The video did not show the shooting, though it showed some events before and afterward.
The incident took place near a-Ram, which is adjacent to Ramallah, at a time of a heightened security level in the West Bank following a spate of terrorist attacks.
The commander was on his way to the Kalandiya checkpoint between Jerusalem and Ramallah when the rock hit his windshield.
ACRI said that its review of the case file, including multiple interrogations of Shomer, soldier D. and Maj. G. showed that Shomer’s narrative was rife with contradictions that collectively proved he should be indicted for manslaughter or negligent homicide.
For example, ACRI said Shomer’s original story was that he shot Casba when he saw Casba facing him and holding an unidentified object that might have presented a danger.

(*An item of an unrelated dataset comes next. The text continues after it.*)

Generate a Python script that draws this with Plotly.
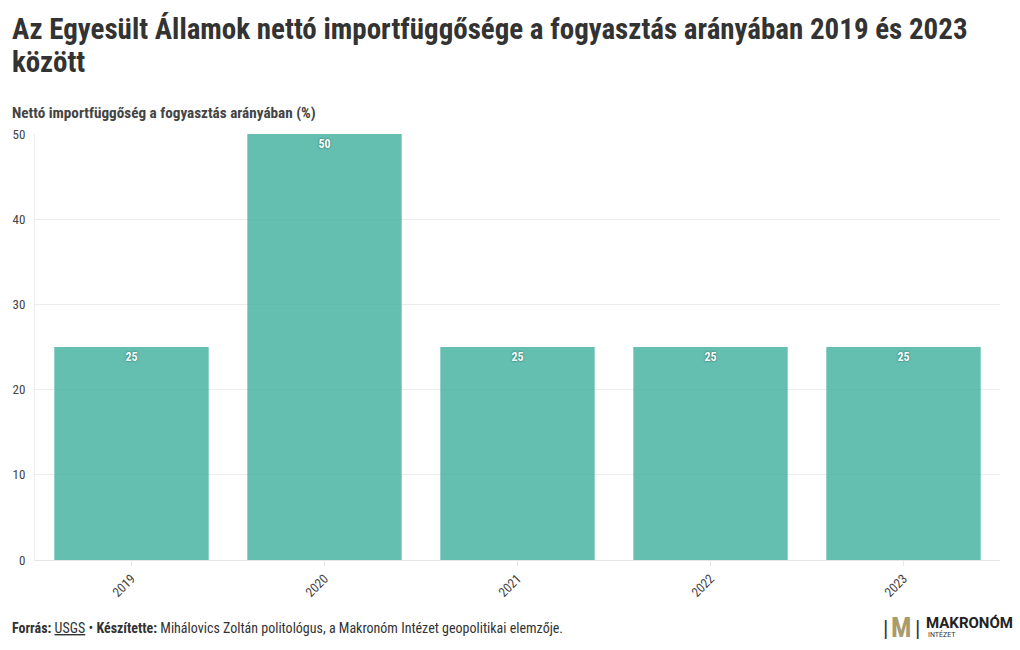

However, after confronted with video footage of Casba fleeing, Shomer admitted he had fired on Casba running away with his back to him while Shomer was also running and without properly aiming through his gun’s scope.
Though Shomer maintained he had been carrying out a procedure for arresting a dangerous suspect, and that his misfiring that killed Casba was only meant to wound him in the knees and was a professional error, but not negligent homicide, ACRI said Shomer and the military-advocate general’s standard for judging the issue went against the recognized legal standard.
Afek ruled in April 2016 that Shomer had properly followed the rules of engagement for apprehending a suspect, by firing two warning shots and then aiming and firing for Casba’s legs. Afek said that Shomer missed by mistake due to firing while moving, as opposed to firing from a static standing position, and that despite this unintentional error, the procedure of firing at Casba’s legs had been correct.
Further, Afek stated that despite the gravity of Shomer’s mistake, it occurred in “unambiguously operational circumstances” and did not rise to the level of a criminal offense.
Supporters of the colonel have argued rock throwing is a serious threat and that IDF personnel responding in real-time to such a threat should be given wide latitude.